Pakistan
Manufacturing
The pace of industrialization since independence has been rapid,
although it has fluctuated in response to changes in government
policy and to world economic conditions. During the 1950s, manufacturing
expanded at about 16 percent annually; during the first half of
the 1960s, it expanded at around 11 percent a year. The pace slowed
to under 7 percent a year in the second half of the 1960s. Between
FY 1970 and FY 1977, the index of manufacturing output increased
an average of only 2.3 percent a year. Between FY 1977 and FY
1982, the index rose an average of 9.9 percent a year. Growth
averaged 7.7 percent during the Sixth Five-Year Plan (1983-88)
and 5.4 percent from FY 1989 through FY 1992. In FY 1993, manufacturing
accounted for 17.3 percent of GDP at current factor cost, of which
large-scale manufacturing accounted for 61 percent and small-scale
manufacturing for 39 percent. Manufactured goods accounted for
64 percent of all exports by value in FY 1993, but the bulk of
these exports came in the relatively low-technology areas of cotton
textiles and garments.
Total fixed capital formation in manufacturing was estimated
at Rs57 billion in FY 1993. During the 1980s, private investment
became much more important than public investment. In FY 1982,
private investment was 53.9 percent of the total, but in FY 1993
the proportion was 96.1 percent. Total investment in manufacturing
was 5.1 percent of GNP in FY 1993.
In the early 1990s, the manufacturing sector was dominated by
food processing and textiles (see table 12, Appendix). Provisional
figures for FY 1992 indicated that sugar production was 2.1 million
tons, vegetable ghee 819,000 tons, cotton yarn 862,000 tons, and
cotton cloth 234 million square meters. Other industrial products
included motor tires (647,000 units), cycle tires (2.2 million
units), cement (6.1 million tons), urea (1.4 million tons), soda
ash (147,000 tons), bicycles (364,000 units), and paperboard (13,000
tons).
Pakistan has one steel mill, located near Karachi, with a production
capacity of 1.1 million tons per year. A major undertaking, the
mill required the bulk of public industrial investment in the
late 1970s and early 1980s, although the plant was designed and
partly financed by the Soviet Union. It produced at 81 percent
of capacity in FY 1993, and it was dependent on imports of iron
ore and coking coal. As of early 1994, the mill had not achieved
sustained profitability, but there were plans to expand it.

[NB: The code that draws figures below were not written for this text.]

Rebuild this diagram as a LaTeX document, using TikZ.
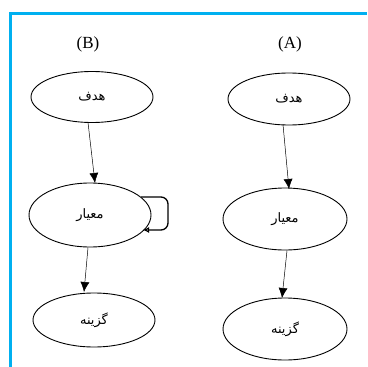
\documentclass[tikz,border=0pt]{standalone}
\usepackage{fontspec}
\setmainfont{Liberation Serif}
\newfontfamily\arabicfont[Script=Arabic]{DejaVu Sans}
\TeXXeTstate=1
\usetikzlibrary{shapes.geometric,arrows.meta}
\definecolor{frameblue}{RGB}{0,176,240}
\begin{document}
\begin{tikzpicture}[x=1pt,y=-1pt,
  ell/.style={draw,ellipse,line width=0.9pt,inner sep=0pt},
  lbl/.style={font=\fontsize{17}{19}\selectfont},
  fa/.style={font=\arabicfont\fontsize{13}{15}\selectfont},
  conn/.style={draw,line width=0.5pt,-{Latex[length=10pt,width=9pt]}}]
\useasboundingbox (0,0) rectangle (367,367);
\draw[frameblue,line width=2.5pt] (10.5,367) -- (10.5,13.5) -- (367,13.5);
\node[lbl] (lb) at (88,44) {(B)};
\node[lbl] (la) at (290,44) {(A)};
% B column
\node[ell,minimum width=122pt,minimum height=51pt] (bh) at (92,97) {};
\node[fa] at (bh) {\beginR هدف\endR};
\node[ell,minimum width=122pt,minimum height=64pt] (bm) at (90,215) {};
\node[fa] at (bm) {\beginR معیار\endR};
\node[ell,minimum width=122pt,minimum height=54pt] (bg) at (94,320) {};
\node[fa] at (bg) {\beginR گزینه\endR};
% A column
\node[ell,minimum width=122pt,minimum height=52pt] (ah) at (289,99) {};
\node[fa] at (ah) {\beginR هدف\endR};
\node[ell,minimum width=124pt,minimum height=62pt] (am) at (285,219) {};
\node[fa] at (am) {\beginR معیار\endR};
\node[ell,minimum width=124pt,minimum height=62pt] (ag) at (285,329) {};
\node[fa] at (ag) {\beginR گزینه\endR};
% connectors
\coordinate (bh1) at (88,122.5);
\coordinate (bm1) at (95,183);
\draw[conn] (bh1) -- (bm1);
\coordinate (bm2) at (88,247.5);
\coordinate (bg1) at (84,292);
\draw[conn] (bm2) -- (bg1);
\coordinate (ah1) at (283,124.5);
\coordinate (am1) at (289,189);
\draw[conn] (ah1) -- (am1);
\coordinate (am2) at (287,250.5);
\coordinate (ag1) at (282,298);
\draw[conn] (am2) -- (ag1);
% self loop
\coordinate (s1) at (141,197);
\coordinate (s2) at (143,230);
\draw[line width=1.3pt,rounded corners=7pt,-{Latex[length=6pt,width=6pt,open]}] (s1) -- (168,197) -- (168,230) -- (s2);
\end{tikzpicture}
\end{document}
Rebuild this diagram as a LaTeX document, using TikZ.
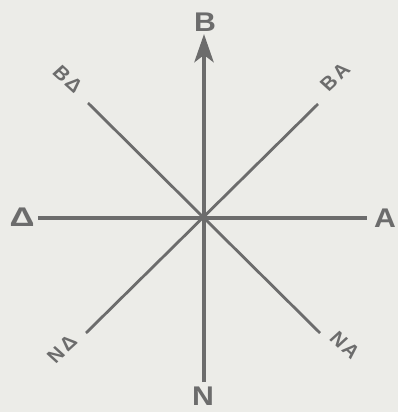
\documentclass[tikz,border=0pt]{standalone}
\usepackage{fontspec}
\setmainfont{Liberation Sans}
\usetikzlibrary{arrows.meta}
\definecolor{ink}{RGB}{108,108,108}
\definecolor{paper}{RGB}{236,236,232}
\begin{document}
\begin{tikzpicture}[x=1pt,y=-1pt,
  lbl/.style={text=ink,font=\bfseries\fontsize{27}{27}\selectfont,inner sep=0pt,xscale=1.12},
  dlbl/.style={text=ink,font=\bfseries\fontsize{19}{19}\selectfont,inner sep=0pt,xscale=1.1},
  mainline/.style={draw=ink,line width=4.8pt},
  hline/.style={draw=ink,line width=4pt},
  diag/.style={draw=ink,line width=2.8pt}]
\fill[paper] (0,0) rectangle (398,412);
\useasboundingbox (0,0) rectangle (398,412);
\coordinate (c) at (204,218);
\coordinate (top) at (204,34);
\coordinate (bot) at (204,382);
\coordinate (lft) at (38,218);
\coordinate (rgt) at (367,218);
\coordinate (nw) at (88,103);
\coordinate (se) at (320,333);
\coordinate (ne) at (318,104);
\coordinate (sw) at (86,333);
\node[lbl] (B) at (205,22) {B};
\node[lbl] (N) at (203,396) {N};
\node[lbl,xscale=1.15] (D) at (22,217) {Δ};
\node[lbl] (A) at (385,218) {A};
\node[dlbl,rotate=-45] (BD) at (68,79) {B\kern2ptΔ};
\node[dlbl,rotate=45] (BA) at (335,77) {B\kern2ptA};
\node[dlbl,rotate=45] (ND) at (62,349) {N\kern2ptΔ};
\node[dlbl,rotate=-45] (NA) at (345,345) {N\kern2ptA};
\draw[diag] (nw) -- (se);
\draw[diag] (sw) -- (ne);
\draw[hline] (lft) -- (rgt);
\draw[mainline,-{Stealth[length=28pt,width=19pt,inset=7pt]}] (bot) -- (top);
\end{tikzpicture}
\end{document}
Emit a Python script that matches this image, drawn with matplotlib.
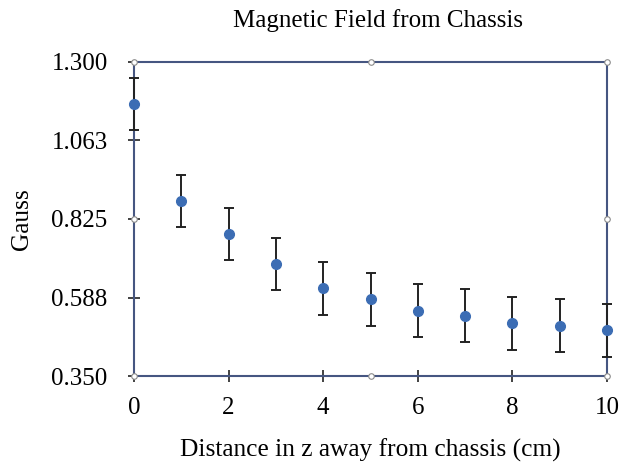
import matplotlib
matplotlib.use("Agg")
import matplotlib.pyplot as plt

distance = [0, 1, 2, 3, 4, 5, 6, 7, 8, 9, 10]
gauss = [1.173, 0.879, 0.780, 0.689, 0.615, 0.582, 0.548, 0.532, 0.510, 0.502, 0.489]
gauss_err = [0.08, 0.078, 0.078, 0.08, 0.08, 0.08, 0.08, 0.08, 0.08, 0.08, 0.08]

y_ticks = [0.35, 0.5875, 0.825, 1.0625, 1.3]
y_labels = ["0.350", "0.588", "0.825", "1.063", "1.300"]
x_ticks = [0, 2, 4, 6, 8, 10]

plt.rcParams["font.family"] = ["Liberation Serif", "DejaVu Serif"]
frame = "#465681"

fig = plt.figure(figsize=(6.19, 4.66), dpi=100)
ax = fig.add_axes([0.2165, 0.1931, 0.7641, 0.6739])

ax.errorbar(distance, gauss, yerr=gauss_err, fmt="o", color="#3C6DB4",
            markersize=7, ecolor="#222222", elinewidth=1.4, capsize=3.8,
            capthick=1.4, clip_on=False, zorder=3)

ax.set_xlim(0, 10)
ax.set_ylim(0.35, 1.3)
ax.set_xticks(x_ticks)
ax.set_yticks(y_ticks)
ax.set_yticklabels(y_labels)
ax.tick_params(direction="inout", length=8, width=1.2, color="#222222",
               labelsize=18)
ax.tick_params(axis="y", pad=15)
ax.tick_params(axis="x", pad=11)

for s in ax.spines.values():
    s.set_color(frame)
    s.set_linewidth(1.5)

# selection handles around the plot frame
hx = [0, 0.5, 1, 1, 1, 0.5, 0, 0]
hy = [1, 1, 1, 0.5, 0, 0, 0, 0.5]
ax.plot(hx, hy, "o", transform=ax.transAxes, clip_on=False, markersize=4,
        markerfacecolor="white", markeredgecolor="#8A8A8A", markeredgewidth=0.8,
        zorder=5)

fig.text(378 / 619, 1 - 27 / 466, "Magnetic Field from Chassis", fontsize=18,
         ha="center", va="baseline")
ax.set_xlabel("Distance in z away from chassis (cm)", fontsize=18.3, labelpad=14)
ax.set_ylabel("Gauss", fontsize=18.3, labelpad=13)

fig.savefig("out.png", dpi=100)
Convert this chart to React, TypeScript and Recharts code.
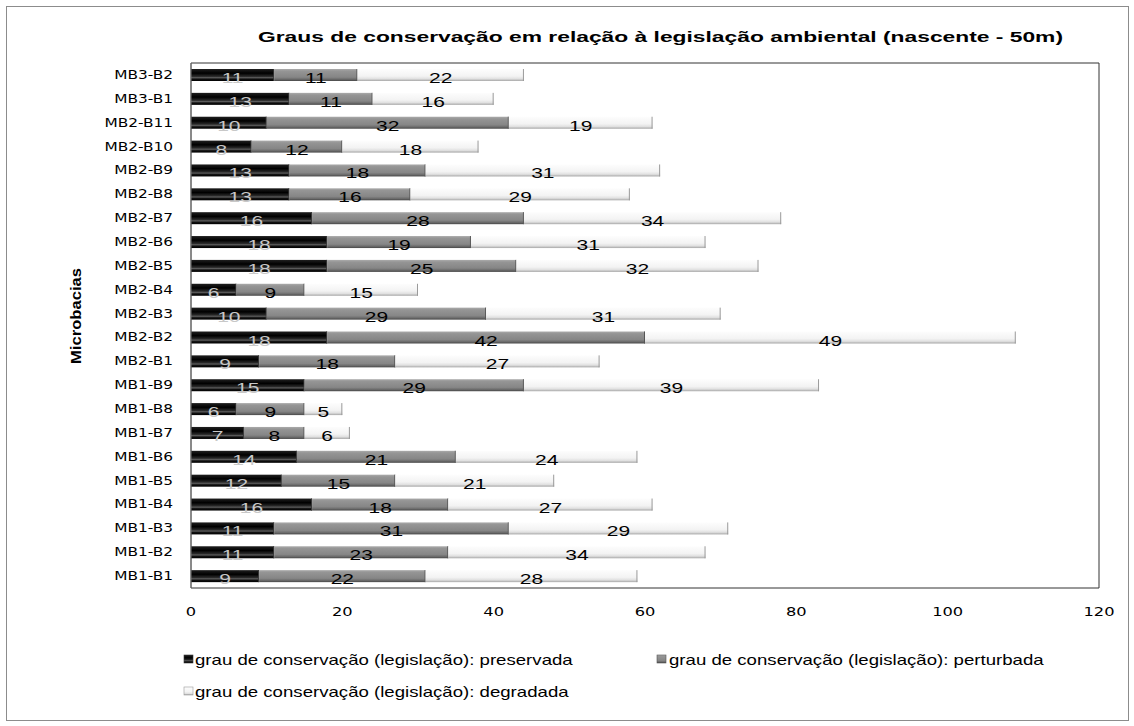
import React from 'react';
import { BarChart, Bar, XAxis, YAxis, LabelList, ReferenceArea } from 'recharts';

// Microbasins, listed top to bottom as they appear on the category axis
const categories = [
  'MB3-B2', 'MB3-B1', 'MB2-B11', 'MB2-B10', 'MB2-B9', 'MB2-B8', 'MB2-B7',
  'MB2-B6', 'MB2-B5', 'MB2-B4', 'MB2-B3', 'MB2-B2', 'MB2-B1', 'MB1-B9',
  'MB1-B8', 'MB1-B7', 'MB1-B6', 'MB1-B5', 'MB1-B4', 'MB1-B3', 'MB1-B2', 'MB1-B1',
];
const preservada = [11, 13, 10, 8, 13, 13, 16, 18, 18, 6, 10, 18, 9, 15, 6, 7, 14, 12, 16, 11, 11, 9];
const perturbada = [11, 11, 32, 12, 18, 16, 28, 19, 25, 9, 29, 42, 18, 29, 9, 8, 21, 15, 18, 31, 23, 22];
const degradada = [22, 16, 19, 18, 31, 29, 34, 31, 32, 15, 31, 49, 27, 39, 5, 6, 24, 21, 27, 29, 34, 28];
const xTicks = [0, 20, 40, 60, 80, 100, 120];

const title = 'Graus de conservação em relação à legislação ambiental (nascente - 50m)';
const yTitle = 'Microbacias';

const series = [
  { key: 'preservada', name: 'grau de conservação (legislação): preservada', grad: 'gPres', edge: '#3a3a3a', text: '#c8c8c8' },
  { key: 'perturbada', name: 'grau de conservação (legislação): perturbada', grad: 'gPert', edge: '#555555', text: '#000000' },
  { key: 'degradada', name: 'grau de conservação (legislação): degradada', grad: 'gDeg', edge: '#9a9a9a', text: '#000000' },
];

const data = categories.map((name, i) => ({
  name,
  preservada: preservada[i],
  perturbada: perturbada[i],
  degradada: degradada[i],
}));

const SANS = '"Liberation Sans", Arial, sans-serif';
const WIDE = '"DejaVu Sans", Verdana, sans-serif';

// text stretched horizontally around its anchor point
function SText({ x, y, sx, anchor = 'start', children, ...rest }: any) {
  return (
    <text transform={`translate(${x},${y}) scale(${sx},1)`} textAnchor={anchor} {...rest}>
      {children}
    </text>
  );
}

function Gradients({ suffix = '' }: { suffix?: string }) {
  return (
    <defs>
      <linearGradient id={`gPres${suffix}`} x1="0" y1="0" x2="0" y2="1">
        <stop offset="0%" stopColor="#202020" />
        <stop offset="35%" stopColor="#000000" />
        <stop offset="62%" stopColor="#2a2a2a" />
        <stop offset="72%" stopColor="#5c5c5c" />
        <stop offset="84%" stopColor="#111111" />
        <stop offset="100%" stopColor="#000000" />
      </linearGradient>
      <linearGradient id={`gPert${suffix}`} x1="0" y1="0" x2="0" y2="1">
        <stop offset="0%" stopColor="#ababab" />
        <stop offset="18%" stopColor="#959595" />
        <stop offset="68%" stopColor="#868686" />
        <stop offset="85%" stopColor="#6c6c6c" />
        <stop offset="100%" stopColor="#474747" />
      </linearGradient>
      <linearGradient id={`gDeg${suffix}`} x1="0" y1="0" x2="0" y2="1">
        <stop offset="0%" stopColor="#fdfdfd" />
        <stop offset="60%" stopColor="#f3f3f3" />
        <stop offset="82%" stopColor="#e0e0e0" />
        <stop offset="100%" stopColor="#a6a6a6" />
      </linearGradient>
    </defs>
  );
}

const makeShape = (grad: string, edge: string) => (props: any) => {
  const { x, y, width, height } = props;
  if (!width || width <= 0) return <g />;
  return (
    <g>
      <rect x={x} y={y} width={width} height={height} fill={`url(#${grad})`} />
      <line x1={x + width - 0.5} x2={x + width - 0.5} y1={y} y2={y + height} stroke={edge} strokeWidth={1} />
    </g>
  );
};

const makeLabel = (color: string) => (props: any) => {
  const { x, y, width, height, value } = props;
  return (
    <SText x={x + width / 2} y={y + height / 2 + 8} sx={1.5} anchor="middle"
      fontFamily={SANS} fontSize={14} fill={color}>
      {value}
    </SText>
  );
};

const XTick = (props: any) => (
  <SText x={props.x} y={props.y + 20} sx={1.25} anchor="middle" fontFamily={WIDE} fontSize={13} fill="#000">
    {props.payload.value}
  </SText>
);

const YTick = (props: any) => (
  <SText x={props.x - 10} y={props.y + 4} sx={1.28} anchor="end" fontFamily={WIDE} fontSize={12} fill="#000">
    {props.payload.value}
  </SText>
);

function LegendOverlay() {
  const items = [
    { s: series[0], x: 184, y: 655, tx: 195, ty: 665 },
    { s: series[1], x: 657, y: 655, tx: 669, ty: 665 },
    { s: series[2], x: 184, y: 687, tx: 195, ty: 697 },
  ];
  return (
    <g>
      {items.map(({ s, x, y, tx, ty }) => (
        <g key={s.key}>
          <rect x={x} y={y} width={9} height={8} fill={`url(#${s.grad}L)`} stroke={s.edge} strokeWidth={0.6} />
          <SText x={tx} y={ty} sx={1.33} fontFamily={SANS} fontSize={14} fill="#000">
            {s.name}
          </SText>
        </g>
      ))}
    </g>
  );
}

export default function App() {
  return (
    <div style={{ position: 'absolute', left: 0, top: 0, width: 1134, height: 726, background: '#fff' }}>
      <div style={{ position: 'absolute', left: 6, top: 6, width: 1121, height: 713, border: '1px solid #8c8c8c' }} />
      <div style={{ position: 'absolute', left: 0, top: 0 }}>
        <BarChart width={1134} height={726} data={data} layout="vertical"
          margin={{ top: 63, right: 35, bottom: 108, left: 91 }} barSize={12}>
          <Gradients />
          <ReferenceArea x1={0} x2={120} fill="none" stroke="#333" strokeWidth={1} ifOverflow="visible" />
          <XAxis type="number" domain={[0, 120]} ticks={xTicks} height={30}
            axisLine={false} tickLine={false} tick={<XTick />} interval={0} />
          <YAxis type="category" dataKey="name" width={100} axisLine={{ stroke: '#7a7a7a' }}
            tickLine={false} tick={<YTick />} interval={0} />
          {series.map((s) => (
            <Bar key={s.key} dataKey={s.key} name={s.name} stackId="a" isAnimationActive={false}
              shape={makeShape(s.grad, s.edge)}>
              <LabelList dataKey={s.key} content={makeLabel(s.text)} />
            </Bar>
          ))}
        </BarChart>
      </div>
      <svg width={1134} height={726} style={{ position: 'absolute', left: 0, top: 0, pointerEvents: 'none' }}>
        <Gradients suffix="L" />
        <text x={258} y={42} textLength={805} lengthAdjust="spacingAndGlyphs"
          fontFamily={SANS} fontSize={15.5} fontWeight="bold" fill="#000">
          {title}
        </text>
        <text transform="translate(81,316) rotate(-90)" textAnchor="middle" textLength={96}
          lengthAdjust="spacingAndGlyphs" fontFamily={SANS} fontSize={15} fontWeight="bold" fill="#000">
          {yTitle}
        </text>
        <LegendOverlay />
      </svg>
    </div>
  );
}
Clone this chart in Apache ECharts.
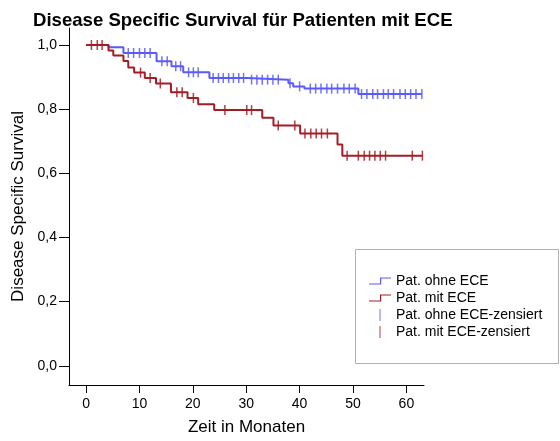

Public-sector firms produced about 40 percent of the total manufacturing
value added in FY 1991, and they absorbed about 48 percent of
gross fixed investment. The total value of publicsector industrial
output in FY 1991 was Rs36 billion (in constant FY 1988 prices),
but pretax profits were only Rs1.3 billion, reflecting the inefficiencies
and overstaffing prevalent in these enterprises.
To improve the efficiency and competitiveness of publicsector
firms and end federal subsidies of their losses, the government
launched a privatization program in FY 1991. Majority control
in nearly all public-sector enterprises will be auctioned off
to private investors, and foreign investors are eligible buyers.
In March 1992, twenty units had been privatized, but by 1993 only
about 30 percent of the government's target number of firms had
been sold because some of the enterprises were unattractive for
private investors. In 1994 the government led by Benazir Bhutto
was committed to continuing the policy of privatization.